“There, there, there’s nothing to be afraid of.” I said, pressing my cheek to her face and feeling her warmth in the morning sun. She shook angrily again in the wind, and spat another volley of pea-sized ice and rocks at me.
Mount Tsurugi was not afraid.
Her anger abated for a second and the staccato assault on my helmet went quiet. I clipped into the fixed chain that leads up the cliff before the summit. I then take a wrong turn and end up shuffling along a granite edge, a leg and hundreds of metres of air each side, feeling scared and stupid.
They say the man who can climb Tsurugi in winter can climb any mountain on earth. Yes, I thought, but he has to get down first.
Then before me is the pyramid of the summit, covered with snow, and dotted with black rocks. Daylight is short this time of year, and I had set a firm turnaround time of noon no matter how close to the top I was. I stood at the summit with six minutes to spare. In 1907 a geographical expedition climbed Tsurugi for the first time in living memory and found religious metal items and ashes that dated from the Heian period, a thousand years before. I wondered how they did it.
I’d climbed up to Mt Bessan the afternoon before, leaving the tourists behind in the valley. Perfect weather, and mine the only footprints in the snow. The typhoon that had blown through a few days before had dropped several feet of snow on the mountain, and anything standing bore a comb of ice on its leeward side. I pitched the tent and contemplated Tsurugi’s snowy head.

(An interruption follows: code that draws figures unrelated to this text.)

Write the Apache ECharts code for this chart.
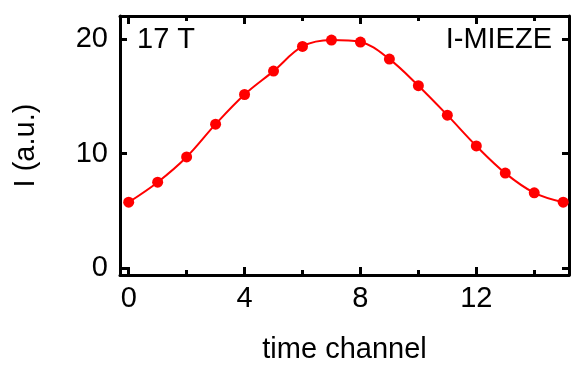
<!DOCTYPE html>
<html>
<head>
<meta charset="utf-8">
<script src="https://cdn.jsdelivr.net/npm/echarts@6/dist/echarts.min.js"></script>
<style>html,body{margin:0;padding:0;background:#fff}#c{width:573px;height:369px}</style>
</head>
<body>
<div id="c"></div>
<script>
var timeChannel = [0,1,2,3,4,5,6,7,8,9,10,11,12,13,14,15];
var intensity = [5.75,7.5,9.7,12.56,15.15,17.19,19.34,19.9,19.73,18.24,15.92,13.35,10.66,8.29,6.57,5.75];
var xMajorTicks = [0,4,8,12];
var xMinorTicks = [2,6,10,14];
var yTicks = [0,10,20];
var fieldLabel = '17 T';
var methodLabel = 'I-MIEZE';
var xName = 'time channel';
var yName = 'I (a.u.)';

var FONT = 'Liberation Sans, Arial, sans-serif';
var FS = 29;
var chart = echarts.init(document.getElementById('c'), null, {renderer:'canvas'});
function xa(pos, ticks, len, showLine, showLabel, name){
  return {
    type:'value', position:pos, min:-0.3, max:15.2,
    name: name || '', nameLocation:'middle', nameGap:60,
    nameTextStyle:{fontFamily:FONT,fontSize:FS,color:'#000'},
    axisLine:{show:showLine,onZero:false,lineStyle:{color:'#000',width:3}},
    axisTick:{show:true,inside:true,length:len,customValues:ticks,lineStyle:{color:'#000',width:3}},
    axisLabel:{show:showLabel,customValues:ticks,margin:9,fontFamily:FONT,fontSize:FS,color:'#000'},
    splitLine:{show:false}
  };
}
function ya(pos, showLabel, name){
  return {
    type:'value', position:pos, min:-0.6, max:22,
    name: name || '', nameLocation:'middle', nameGap:80,
    nameTextStyle:{fontFamily:FONT,fontSize:FS,color:'#000'},
    axisLine:{show:true,onZero:false,lineStyle:{color:'#000',width:3}},
    axisTick:{show:true,inside:true,length:7,customValues:yTicks,lineStyle:{color:'#000',width:3}},
    axisLabel:{show:showLabel,customValues:yTicks,margin:12,fontFamily:FONT,fontSize:FS,color:'#000'},
    splitLine:{show:false}
  };
}
var data = timeChannel.map(function(t,i){return [t,intensity[i]];});
chart.setOption({
  animation:false,
  grid:{left:120,top:16,right:4,bottom:87,containLabel:false},
  xAxis:[
    xa('bottom', xMajorTicks, 8, true, true, xName),
    xa('bottom', xMinorTicks, 5, false, false),
    xa('top', xMajorTicks, 8, true, false),
    xa('top', xMinorTicks, 5, false, false)
  ],
  yAxis:[ ya('left', true, yName), ya('right', false) ],
  graphic:[
    {type:'text', left:137, top:25, style:{text:fieldLabel, font:FS+'px '+FONT, fill:'#000'}},
    {type:'text', right:21, top:25, style:{text:methodLabel, font:FS+'px '+FONT, fill:'#000'}}
  ],
  series:[{
    type:'line', xAxisIndex:0, yAxisIndex:0, data:data, smooth:0.35,
    symbol:'circle', symbolSize:11,
    lineStyle:{color:'#ff0000',width:2},
    itemStyle:{color:'#ff0000'}
  }]
});
</script>
</body>
</html>
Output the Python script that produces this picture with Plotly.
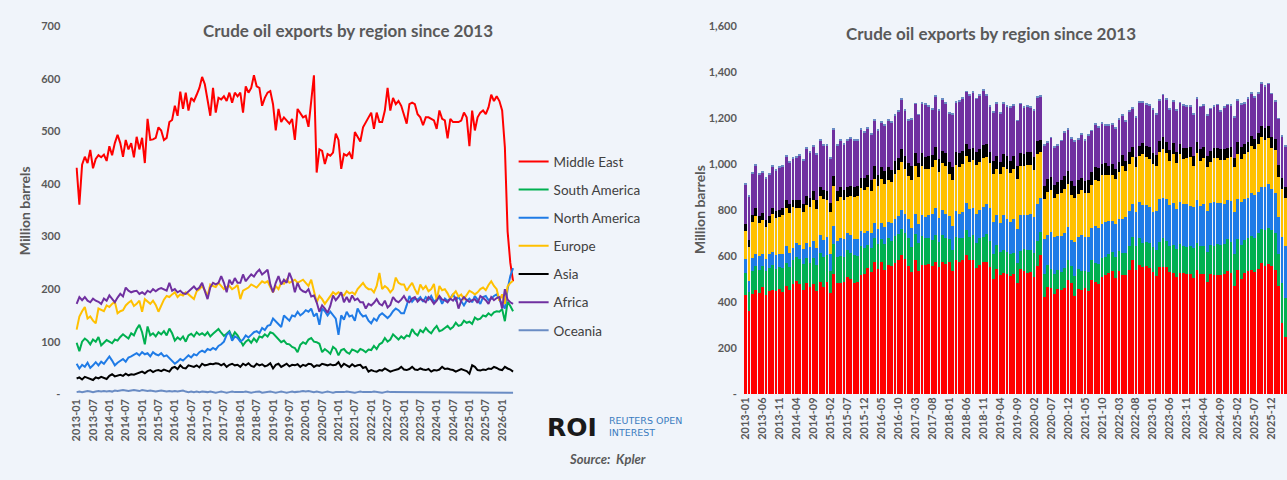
import plotly.graph_objects as go

# ---------------- data ----------------
months = [f"{y}-{m:02d}" for y in range(2013, 2027) for m in range(1, 13)][:161]

middle_east = [
    431, 361, 437, 452, 440, 465, 430, 448, 455, 451, 456, 444,
    472, 455, 478, 494, 478, 452, 484, 466, 478, 451, 490, 466,
    488, 440, 524, 484, 485, 488, 508, 502, 484, 488, 518, 522,
    549, 530, 576, 543, 574, 540, 564, 558, 570, 583, 604, 590,
    560, 530, 583, 536, 564, 561, 567, 558, 574, 555, 574, 567,
    574, 536, 586, 574, 583, 607, 586, 583, 549, 564, 574, 577,
    552, 502, 543, 518, 527, 521, 515, 524, 484, 543, 536, 527,
    530, 509, 558, 607, 422, 466, 463, 438, 457, 454, 460, 496,
    484, 429, 457, 454, 460, 448, 499, 490, 481, 508, 518, 527,
    536, 505, 536, 518, 518, 540, 583, 540, 564, 552, 558, 549,
    533, 515, 552, 555, 552, 533, 527, 512, 527, 527, 524, 521,
    505, 540, 524, 521, 487, 524, 518, 518, 518, 521, 536, 527,
    472, 540, 502, 527, 536, 540, 533, 546, 570, 558, 567, 558,
    540, 470, 310, 250, 215,
]
south_america = [
    98, 82, 100, 106, 102, 95, 104, 100, 109, 93, 98, 103,
    100, 97, 104, 102, 109, 114, 110, 106, 116, 112, 124, 132,
    118, 95, 129, 112, 116, 110, 118, 114, 120, 112, 125, 116,
    102, 108, 104, 110, 100, 112, 115, 110, 118, 113, 116, 112,
    118, 110, 115, 120, 124, 117, 111, 115, 120, 108, 118, 112,
    102, 93, 100, 104, 98, 106, 100, 110, 108, 114, 110, 118,
    116, 110, 105, 99, 102, 96, 95, 90, 88, 80, 94, 99,
    96, 104, 107, 100, 99, 96, 80, 86, 82, 77, 90, 86,
    74, 84, 86, 80, 77, 85, 83, 80, 86, 84, 80, 85,
    84, 92, 86, 95, 98, 107, 100, 104, 114, 108, 104, 110,
    106, 112, 110, 124, 116, 112, 122, 118, 126, 120, 116, 124,
    130, 120, 122, 126, 130, 124, 128, 136, 130, 132, 140, 136,
    138, 134, 146, 142, 144, 150, 148, 154, 150, 156, 158, 157,
    162, 139, 176, 168, 158,
]
north_america = [
    58, 49, 56, 52, 60, 50, 55, 61, 55, 62, 58, 65,
    72, 64, 55, 60, 63, 67, 62, 70, 72, 75, 78, 74,
    80, 76, 78, 72, 80, 76, 74, 78, 72, 74, 68, 62,
    58, 62, 67, 64, 70, 74, 70, 76, 74, 80, 83, 80,
    86, 84, 88, 85, 92, 95, 100, 113, 118, 102, 110, 107,
    100, 104, 112, 108, 113, 118, 120, 116, 126, 122, 130, 132,
    144, 139, 132, 128, 150, 144, 140, 150, 148, 157, 150, 154,
    160, 157, 163, 148, 154, 132, 163, 158, 150, 157, 150, 144,
    113, 150, 142, 157, 148, 150, 140, 163, 154, 148, 150, 140,
    135, 144, 140, 150, 154, 150, 145, 150, 158, 163, 160, 154,
    154, 169, 187, 176, 182, 180, 185, 176, 185, 180, 187, 176,
    180, 185, 172, 182, 178, 182, 191, 179, 185, 176, 169, 178,
    182, 175, 187, 180, 172, 185, 187, 179, 182, 187, 190, 180,
    172, 163, 200, 225, 240,
]
europe = [
    123, 148, 158, 166, 144, 148, 140, 135, 163, 160, 158, 169,
    166, 172, 176, 154, 158, 160, 169, 174, 178, 168, 172, 178,
    157, 181, 176, 172, 178, 170, 157, 169, 180, 187, 185, 190,
    194, 185, 190, 188, 194, 190, 185, 181, 196, 200, 206, 198,
    187, 209, 206, 204, 212, 206, 200, 204, 206, 200, 203, 208,
    181, 197, 200, 203, 209, 206, 203, 209, 215, 212, 215, 204,
    194, 206, 200, 212, 210, 218, 212, 215, 218, 212, 215, 218,
    212, 206, 218, 197, 175, 187, 181, 172, 180, 187, 194, 190,
    194, 190, 188, 196, 192, 194, 190, 200, 206, 212, 204, 200,
    200, 194, 206, 231, 200, 206, 202, 194, 200, 222, 212, 209,
    209, 197, 205, 212, 200, 190, 209, 200, 206, 196, 200, 210,
    178, 206, 198, 200, 192, 181, 190, 196, 186, 190, 181, 190,
    197, 194, 190, 194, 200, 203, 198, 208, 215, 206, 200, 178,
    190, 172, 205, 212, 216,
]
asia = [
    30, 32, 28, 33, 31, 29, 27, 32, 30, 33, 31, 29,
    35, 38, 34, 36, 37, 35, 39, 36, 38, 37, 39, 40,
    43, 40, 44, 46, 42, 45, 46, 44, 47, 45, 43, 50,
    52, 48, 55, 50, 49, 55, 53, 52, 55, 51, 58, 55,
    56, 58, 57, 59, 58, 55, 58, 52, 56, 58, 55, 56,
    52, 58, 55, 59, 54, 52, 58, 55, 57, 53, 55, 59,
    49, 56, 58, 52, 55, 58, 53, 56, 55, 57, 52, 56,
    54, 58, 57, 52, 55, 54, 58, 56, 55, 57, 55, 56,
    61, 52, 58, 55, 52, 57, 53, 55, 56, 50, 52, 43,
    46, 44, 43, 46, 45, 49, 46, 43, 45, 46, 48, 52,
    47, 46, 48, 52, 47, 46, 49, 47, 46, 48, 43, 46,
    45, 47, 52, 48, 49, 47, 46, 43, 46, 48, 46, 44,
    39, 55, 52, 46, 45, 47, 46, 49, 48, 52, 50, 47,
    46, 52, 49, 47, 43,
]
africa = [
    172, 185, 179, 185, 178, 175, 182, 178, 176, 172, 182, 178,
    188, 182, 175, 184, 191, 186, 203, 197, 194, 196, 197, 191,
    194, 190, 197, 194, 200, 196, 200, 202, 200, 197, 212, 197,
    200, 194, 197, 192, 191, 196, 200, 205, 199, 203, 212, 197,
    181, 203, 212, 209, 212, 225, 212, 194, 218, 209, 221, 212,
    212, 228, 215, 222, 228, 224, 232, 237, 228, 232, 237, 209,
    194, 212, 225, 209, 218, 212, 231, 218, 194, 212, 200, 196,
    194, 200, 186, 188, 175, 157, 169, 163, 155, 168, 188, 179,
    185, 194, 175, 185, 175, 188, 179, 182, 175, 175, 163, 172,
    169, 174, 181, 172, 169, 178, 165, 170, 185, 178, 175, 180,
    187, 178, 175, 182, 185, 176, 181, 179, 175, 185, 180, 172,
    178, 187, 180, 179, 175, 182, 178, 185, 163, 178, 185, 179,
    176, 179, 181, 174, 187, 183, 179, 172, 185, 179, 183, 185,
    163, 200, 180, 175, 172,
]
oceania = [
    4, 5, 4, 5, 6, 5, 4, 5, 6, 5, 6, 5,
    6, 5, 7, 6, 7, 8, 7, 6, 7, 8, 7, 6,
    8, 7, 6, 7, 6, 5, 6, 7, 6, 5, 6, 5,
    6, 5, 6, 7, 5, 4, 5, 4, 5, 4, 5, 4,
    4, 5, 4, 3, 4, 5, 4, 3, 4, 5, 4, 4,
    3, 4, 5, 4, 3, 4, 4, 5, 3, 4, 4, 5,
    4, 3, 4, 5, 4, 3, 4, 5, 4, 4, 5, 6,
    5, 6, 5, 4, 5, 4, 3, 4, 5, 4, 3, 4,
    4, 3, 4, 5, 4, 4, 3, 4, 5, 4, 4, 3,
    4, 5, 4, 4, 3, 4, 5, 4, 4, 3, 4, 4,
    3, 4, 4, 3, 4, 3, 4, 4, 3, 4, 3, 3,
    4, 3, 3, 4, 3, 3, 4, 3, 3, 4, 3, 3,
    3, 3, 4, 3, 3, 4, 3, 3, 4, 3, 3, 3,
    3, 3, 3, 3, 3,
]

series_names = ["Middle East", "South America", "North America", "Europe",
                "Asia", "Africa", "Oceania"]
series_values = [middle_east, south_america, north_america, europe,
                 asia, africa, oceania]
series_colors = ["#FF0000", "#00B050", "#1F7BE6", "#FFC000",
                 "#000000", "#7030A0", "#6A8CC4"]

left_xticks = months[::6]
right_xticks = months[::5]
left_yticks = [0, 100, 200, 300, 400, 500, 600, 700]
left_yticktext = ["-", "100", "200", "300", "400", "500", "600", "700"]
right_yticks = [0, 200, 400, 600, 800, 1000, 1200, 1400, 1600]
right_yticktext = ["-", "200", "400", "600", "800", "1,000", "1,200", "1,400", "1,600"]

title_text = "Crude oil exports by region since 2013"

for v in series_values:
    assert len(v) == len(months)

# ---------------- figure ----------------
W, H = 1287, 480
BG = "#F0F4FA"
FONT = "Lato, 'Open Sans', sans-serif"
GREY = "#595959"

fig = go.Figure()

for i, (name, vals, col) in enumerate(zip(series_names, series_values, series_colors)):
    fig.add_trace(go.Scatter(
        x=months, y=vals, name=name, mode="lines",
        line=dict(color=col, width=2), legendgroup=f"g{i}",
        xaxis="x", yaxis="y"))

for i, (name, vals, col) in enumerate(zip(series_names, series_values, series_colors)):
    fig.add_trace(go.Bar(
        x=months, y=vals, name=name, marker=dict(color=col, line=dict(width=0)),
        legendgroup=f"g{i}", showlegend=False, xaxis="x2", yaxis="y2"))

px_unit_left = 378 / 700
y_bottom_left = (H - (398 + 3 * px_unit_left)) / H
y_top = (H - 20) / H
y_bottom_right = (H - 398) / H

tickfont = dict(family=FONT, size=11, color=GREY, weight="bold")

fig.update_layout(
    width=W, height=H, autosize=False,
    margin=dict(l=0, r=0, t=0, b=0),
    paper_bgcolor=BG, plot_bgcolor=BG,
    barmode="stack", bargap=0.18,
    font=dict(family=FONT, color=GREY),
    showlegend=True,
    legend=dict(x=510 / W, y=1 - 143 / H, xanchor="left", yanchor="top",
                bgcolor="rgba(0,0,0,0)", itemwidth=30, tracegroupgap=7.6,
                font=dict(family=FONT, size=13.5, color="#404040")),
    xaxis=dict(domain=[69.6 / W, 510.8 / W], type="category",
               range=[-0.5, 160.5], tickmode="array", tickvals=left_xticks,
               tickangle=-90, showgrid=False, zeroline=False, showline=False,
               ticks="", tickfont=tickfont, anchor="y", fixedrange=True),
    yaxis=dict(domain=[y_bottom_left, y_top], range=[-3, 700],
               tickmode="array", tickvals=left_yticks, ticktext=left_yticktext,
               showgrid=False, zeroline=False, showline=False, ticks="",
               ticklabelstandoff=14, tickfont=tickfont, anchor="x"),
    xaxis2=dict(domain=[741.3 / W, 1.0], type="category",
                range=[-0.5, 159.5], tickmode="array", tickvals=right_xticks,
                tickangle=-90, showgrid=False, zeroline=False, showline=False,
                ticks="", tickfont=tickfont, anchor="y2"),
    yaxis2=dict(domain=[y_bottom_right, y_top], range=[0, 1600],
                tickmode="array", tickvals=right_yticks, ticktext=right_yticktext,
                showgrid=False, zeroline=False, showline=False, ticks="",
                ticklabelstandoff=6, tickfont=tickfont, anchor="x2"),
)


def note(text, x, y, size, **kw):
    font = dict(family=kw.pop("family", FONT), size=size,
                color=kw.pop("color", GREY), weight=kw.pop("weight", "normal"))
    d = dict(text=text, x=x / W, y=1 - y / H, xref="paper", yref="paper",
             xanchor=kw.pop("xanchor", "center"), yanchor="middle",
             showarrow=False, font=font)
    d.update(kw)
    return d


ann = [
    note(title_text, 344, 24, 17, weight="bold"),
    note(title_text, 990, 27, 17, weight="bold"),
    note("Million barrels", 18, 209, 14, weight="bold", textangle=-90),
    note("Million barrels", 697, 208, 14, weight="bold", textangle=-90),
    note("<b>ROI</b>", 569, 432, 25, family="'DejaVu Sans', sans-serif", color="#1a1a1a"),
    note("REUTERS OPEN<br>INTEREST", 604, 431, 9.5, family="'DejaVu Sans', sans-serif",
         color="#3B7CC0", xanchor="left", align="left"),
    note("<i>Source:&nbsp; Kpler</i>", 604, 465, 13, weight="bold"),
]
fig.update_layout(annotations=ann)

fig.write_html("out.html",
               config={"displayModeBar": False},
               post_script="document.body.style.margin='0';"
                           "document.body.style.overflow='hidden';")
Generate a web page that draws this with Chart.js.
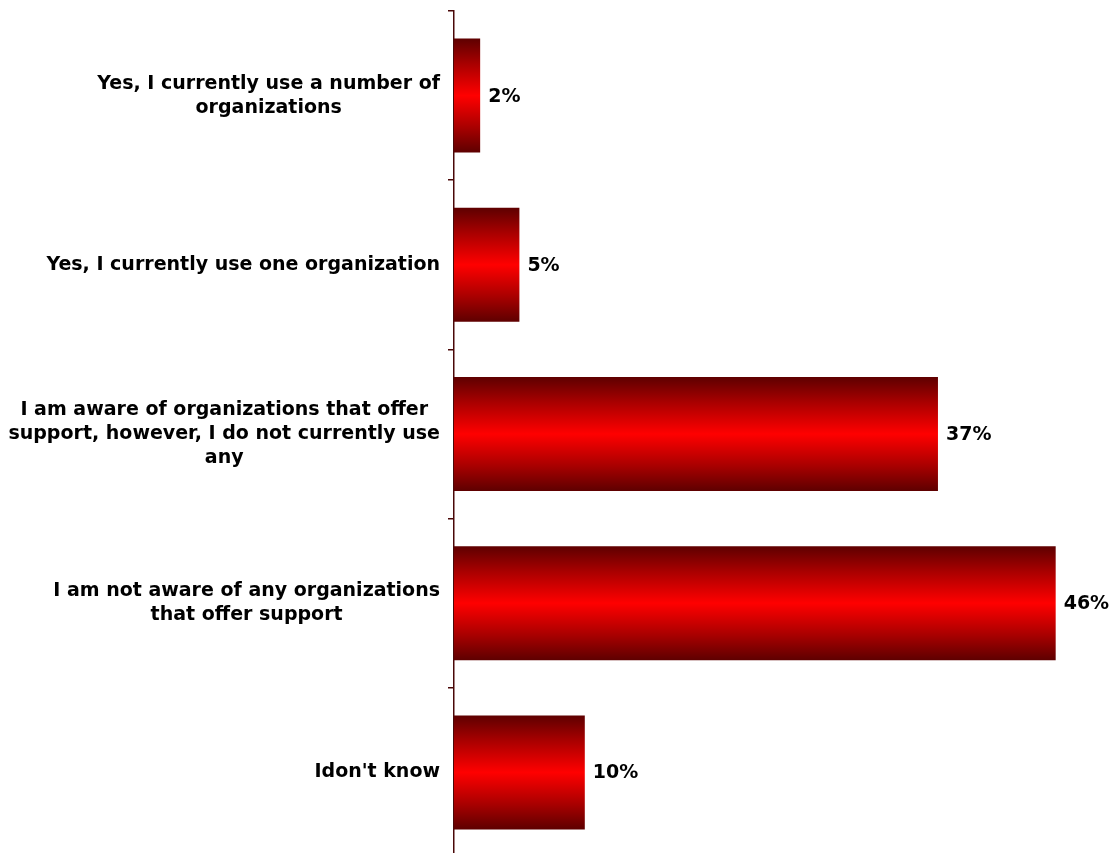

Saturday started bright and clear. The Tsurugi-zawa valley and Tsurugi itself were, as far as I could tell, deserted. I kept expecting to meet someone coming from the opposite direction, or to see a climber coming over the crest of Mt Bessan, but none appeared. In the distance the sun glinted from the roof of the north Alps – Shirouma, Karamatsu, Goryu and Kashima. The climb was long and exhausting; the snow had a crust which supported my weight for just and instant before collapsing and burying me up to my knees, again and again and again. The mini summit before Tsurugi, Mae-tsurugi, was a 50 degree wall of ice on one side and a half-ice half-snow concoction on the other. I slipped, self arrested, and slipped again before my axe dug itself back into the snow. Saturday morning, I could be in Starbucks on Kotto-doori. But is that life?
Most of the fixed chains were buried. Some I dug out with a fight, but the final one was impossible to extract. I gave up on it and simply tied my rope to its anchor and rappelled down, tying it off to a boulder at the bottom and trusting that I wouldn’t need it again on the last peak.
The route back from the summit left time for introspection, the usual cataloging of mistakes and experiences to learn from. A raicho, the white ptarmigan grouse that live in these hills and are said to be messengers of the gods, flew overhead and marked out my path back to camp.
I sat dazed in the tent. Every action required enormous willpower and energy. I melted snow to drink and devoured all the food I could find before falling into my sleeping back and zippering out the world. The down filling had not yet warmed up so my hands and feet were cold, but my face was hot with sun and wind burn. I slept like the dead until the alarm clicked at 4:30am and told me to go and climb Mt Tateyama, one of the 3 holy mountains of Japan.
The ridge from Mt Bessan to the bottom of Tateyama snakes in a lazy S shape. Its northern edge was heavy with corniced snow, fluted and sculpted by the wind into impossibly smooth shapes, like an icy Guggenheim way up here in the mountains. A mental note to stay on the south side and with only the raicho for company I set out again.
Just below the crest of Tateyama I saw my first human in two days. Scuttling and slipping down the slope above me, axe gripped in his downhill hand, I moved out of his line of fall. Just in case.
I said my prayers at the Oyama shrine, 3003 metres up with Mt Fuji rising in the distance. Then down the back of the mountain and towards the hotel at the bottom, where crowds of Japanese and Chinese tourists snapped photos of the snowy peaks in the winter sun. In Buddhist lore, the mountains of this area are said to represent the nine paradises while the sulfurous valley below represents the 136 hells.
“It’s so beautiful. I do hope heaven really is like that.” said one elderly lady as we passed. Did she really wish heaven to be a blasted snowscape, minus ten degrees, nothing to eat and all alone? I jumped in the onsen hot spring and followed it with a cold beer at the Hell Valley mountain hut.
Frankly, hell has a lot going for it.